You can diversify your retirement portfolio by buying a rental property. A rental property can act as a hedge against ups and downs in the stock market. 

The risks of owning a rental property

Before investing in a rental property, you should know that owning a rental property also comes with risks. Here are some of the potential risks:

  • Your property may remain empty in the event of a lapse between renters

  • You could incur legal expenses if you need to evict a bad tenant

  • You could incur excess repair costs should a bad tenant cause damage to your property

  • You may spend more money than you make if you have to pay a lot of interest payments on your mortgage

  • Your property may decline in value due to downturns in the real estate market

If you work with a real estate agent, he or she can advise you on how to choose the best rental property based on your budget and preferences and get the best possible price for the property. Once you have purchased the rental property, working with an experienced property manager can help reduce risks, as they have the experience to effectively manage rental properties and find high-quality renters.

What kind of property do you want?

Before investing in a rental property, think about the kind of property you want to invest in. First-time rental property investors usually invest in duplexes or single-family homes.

The type of property you will buy should depend highly on your budget, location, and what type of tenant you are looking for.
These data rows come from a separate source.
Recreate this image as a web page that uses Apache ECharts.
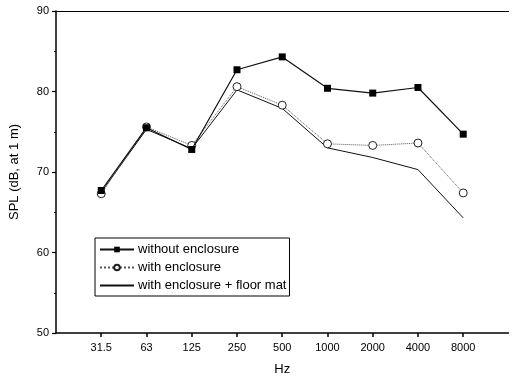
<!DOCTYPE html>
<html>
<head>
<meta charset="utf-8">
<script src="https://cdn.jsdelivr.net/npm/echarts@6/dist/echarts.min.js"></script>
<style>
  html, body { margin: 0; padding: 0; background: #fff; }
  #chart { width: 513px; height: 381px; }
</style>
</head>
<body>
<div id="chart"></div>
<script>
// frequency bands (Hz)
const freqs = ['31.5', '63', '125', '250', '500', '1000', '2000', '4000', '8000']
const withoutEnclosure = [67.7, 75.5, 72.8, 82.7, 84.3, 80.4, 79.8, 80.5, 74.7]
const withEnclosure = [67.3, 75.6, 73.3, 80.6, 78.3, 73.5, 73.3, 73.6, 67.4]
const withFloorMat = [67.5, 75.3, 72.9, 80.2, 77.9, 73.0, 71.8, 70.3, 64.3]
const yTicks = [50, 60, 70, 80, 90]

// padding slots at both ends so the first band sits one step in from the axis
const cats = [''].concat(freqs, [' '])
const pairs = vals => freqs.map((f, i) => [f, vals[i]])

const font = 'Arial, "Liberation Sans", sans-serif'

const chart = echarts.init(document.getElementById('chart'))
chart.setOption({
  animation: false,
  backgroundColor: '#fff',
  grid: { left: 53, right: 0, top: 11, bottom: 45 },
  legend: {
    orient: 'vertical',
    left: 95,
    top: 238,
    itemWidth: 34,
    itemHeight: 7,
    itemGap: 5,
    padding: [5, 3, 4, 4],
    borderColor: '#000',
    borderWidth: 1,
    borderRadius: 0,
    textStyle: { fontFamily: font, fontSize: 13, color: '#000', padding: [0, 0, 0, -1] },
    data: [
      'without enclosure',
      'with enclosure',
      { name: 'with enclosure + floor mat', itemStyle: { opacity: 0 } }
    ]
  },
  xAxis: [{
    type: 'category',
    data: cats,
    boundaryGap: false,
    name: 'Hz',
    nameLocation: 'middle',
    nameGap: 30,
    nameTextStyle: { fontFamily: font, fontSize: 13, color: '#000' },
    axisLine: { lineStyle: { color: '#000', width: 1.5 } },
    axisTick: { length: 4, interval: (i) => i > 0 && i < cats.length - 1, lineStyle: { color: '#000', width: 1.5 } },
    axisLabel: { fontFamily: font, fontSize: 11, color: '#000', margin: 9, interval: 0 },
    splitLine: { show: false }
  }, {
    type: 'category',
    data: cats,
    position: 'top',
    boundaryGap: false,
    axisLine: { lineStyle: { color: '#000', width: 1.2 } },
    axisTick: { show: false },
    axisLabel: { show: false }
  }],
  yAxis: {
    type: 'value',
    min: yTicks[0],
    max: yTicks[yTicks.length - 1],
    interval: 10,
    name: 'SPL (dB, at 1 m)',
    nameLocation: 'middle',
    nameGap: 35,
    nameTextStyle: { fontFamily: font, fontSize: 13, color: '#000' },
    axisLine: { show: true, lineStyle: { color: '#000', width: 1.5 } },
    axisTick: { show: true, length: 4, lineStyle: { color: '#000', width: 1.2 } },
    minorTick: { show: true, splitNumber: 2, length: 2, lineStyle: { color: '#000' } },
    axisLabel: { fontFamily: font, fontSize: 11, color: '#000', margin: 7 },
    splitLine: { show: false }
  },
  series: [
    {
      name: 'without enclosure',
      type: 'line',
      data: pairs(withoutEnclosure),
      symbol: 'rect',
      symbolSize: 7,
      itemStyle: { color: '#000' },
      lineStyle: { color: '#111', width: 1.2 },
      z: 3
    },
    {
      name: 'with enclosure',
      type: 'line',
      data: pairs(withEnclosure),
      symbol: 'circle',
      symbolSize: 8,
      itemStyle: { color: '#fff', borderColor: '#222', borderWidth: 1 },
      lineStyle: { color: '#555', width: 1, type: 'dotted' },
      z: 2
    },
    {
      name: 'with enclosure + floor mat',
      type: 'line',
      data: pairs(withFloorMat),
      symbol: 'none',
      itemStyle: { color: '#000' },
      lineStyle: { color: '#111', width: 1 },
      z: 1
    }
  ]
})
</script>
</body>
</html>
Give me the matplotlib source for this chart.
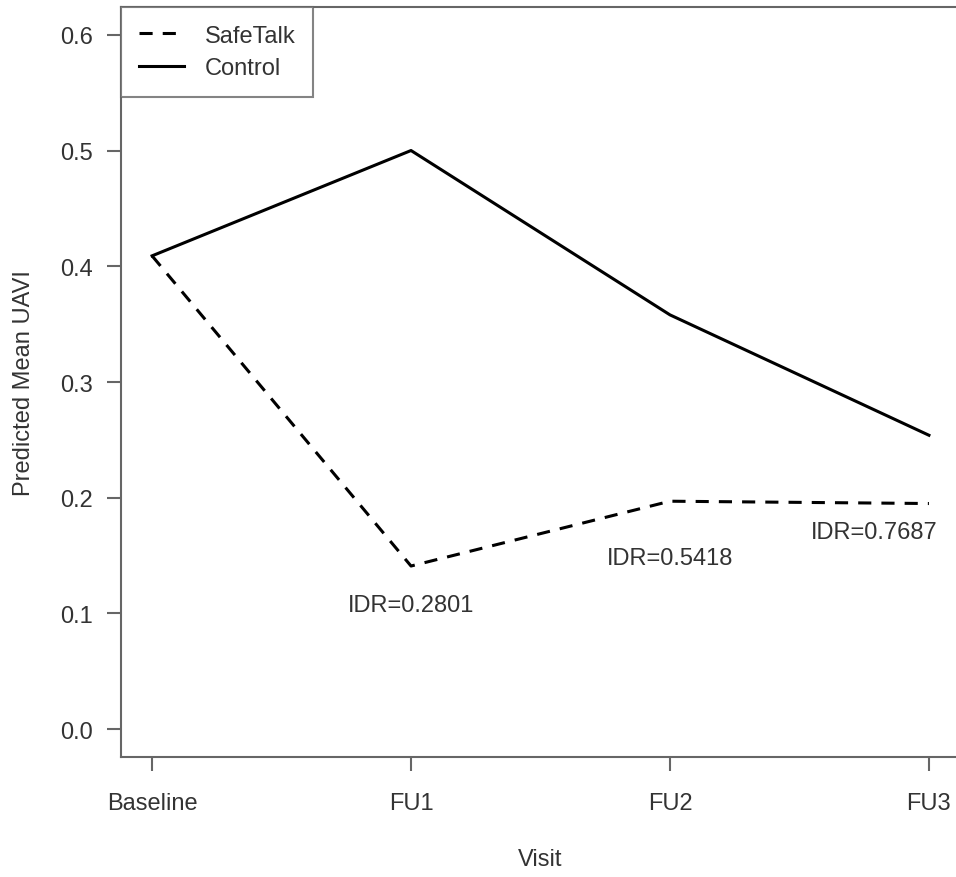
import matplotlib
matplotlib.use("Agg")
import matplotlib.pyplot as plt

visits = ["Baseline", "FU1", "FU2", "FU3"]
safetalk = [0.409, 0.141, 0.197, 0.195]
control = [0.409, 0.500, 0.358, 0.254]
idr_labels = ["IDR=0.2801", "IDR=0.5418", "IDR=0.7687"]
idr_x = [2.0, 3.0, 3.79]
idr_y = [0.107, 0.148, 0.170]
yticks = [0.0, 0.1, 0.2, 0.3, 0.4, 0.5, 0.6]

plt.rcParams['font.family'] = ['Liberation Sans', 'DejaVu Sans']
txt = '#333333'
spine = '#666666'

fig = plt.figure(figsize=(9.56, 8.78), dpi=100)
ax = fig.add_axes([121/956, 1-758/878, (960-121)/956, (758-8)/878])

x = list(range(1, len(visits)+1))
ax.plot(x, safetalk, color='black', lw=2.2, linestyle=(0, (4.3, 3.3)), label='SafeTalk')
ax.plot(x, control, color='black', lw=2.2, linestyle='-', label='Control')

for lx, ly, s in zip(idr_x, idr_y, idr_labels):
    ax.text(lx, ly, s, ha='center', va='center', fontsize=17, color=txt)

ax.set_xlim(0.88, 4.12)
ax.set_ylim(-0.024, 0.624)
ax.set_xticks(x)
ax.set_xticklabels(visits)
ax.set_yticks(yticks)
ax.set_yticklabels([f"{v:.1f}" for v in yticks])
ax.tick_params(axis='both', direction='out', length=10, width=1.5, color=spine,
               labelsize=17, labelcolor=txt)
ax.tick_params(axis='x', pad=15)
ax.tick_params(axis='y', pad=10)
for s in ax.spines.values():
    s.set_color(spine)
    s.set_linewidth(1.5)

ax.set_xlabel("Visit", fontsize=17, color=txt, labelpad=25)
ax.set_ylabel("Predicted Mean UAVI", fontsize=17, color=txt, labelpad=18)

leg = ax.legend(loc='upper left', bbox_to_anchor=(0, 1), borderaxespad=0,
                fontsize=17, frameon=True, fancybox=False, handlelength=1.9,
                handletextpad=0.9, labelspacing=0.45, borderpad=0.75)
leg.get_frame().set_edgecolor(spine)
leg.get_frame().set_linewidth(1.5)
for t in leg.get_texts():
    t.set_color(txt)

fig.savefig("out.png", dpi=100)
If you can finance the property, you can invest in an expensive rental property in a nice neighborhood to rent it out to families. 

You should choose to invest in a rental property that is suitable for the type of tenant you are looking for. There are so many options-single family homes, apartments, condos, etc.- so it is best to know the type of tenant you wish to market your property to. If your ideal tenants are students, for example, then small homes or apartments that are already furnished may be your investment property of choice.

Location

If you want to attract high-quality potential renters, location is key. Look for houses in an area or neighborhood close to quality schools, hospitals, businesses, shopping areas, retail, public transportation, etc. that will be more attractive to potential tenants.

Look for houses in a neighborhood where demand for housing is strong and where people want to live. The best location for your rental property will depend on the type of renters you plan on renting it to. Choosing the right location for the rental property you will buy will ensure that you always have tenants.

How is your local rental/job market?

Before buying a rental property, consider things like demand for housing, job market and property values in the surrounding area. The number of rental properties for sale in an area can impact the price you will pay.

A growing job market will likely result in rising rental income, as there will likely be more demand for housing. Investing in a rental property in a growing area with major improvement projects planned could be a good idea, as the location will more likely attract a lot of potential renters.

In conclusion

Investing in a rental property is a great way to generate income. But before investing in rental properties, you should know the expected income, the expenses, the return, the risks, etc. that come with a rental property so that you can make the most of your investment. 


Disclaimer: the content presented in this article is for informational purposes only, and is not, and must not be considered tax, investment, legal, accounting or financial planning advice, nor a recommendation as to a specific course of action. Investors should consult all available information, and consult with appropriate tax, investment, accounting, legal, and accounting professionals, as appropriate, before making any investment or utilizing any financial planning strategy.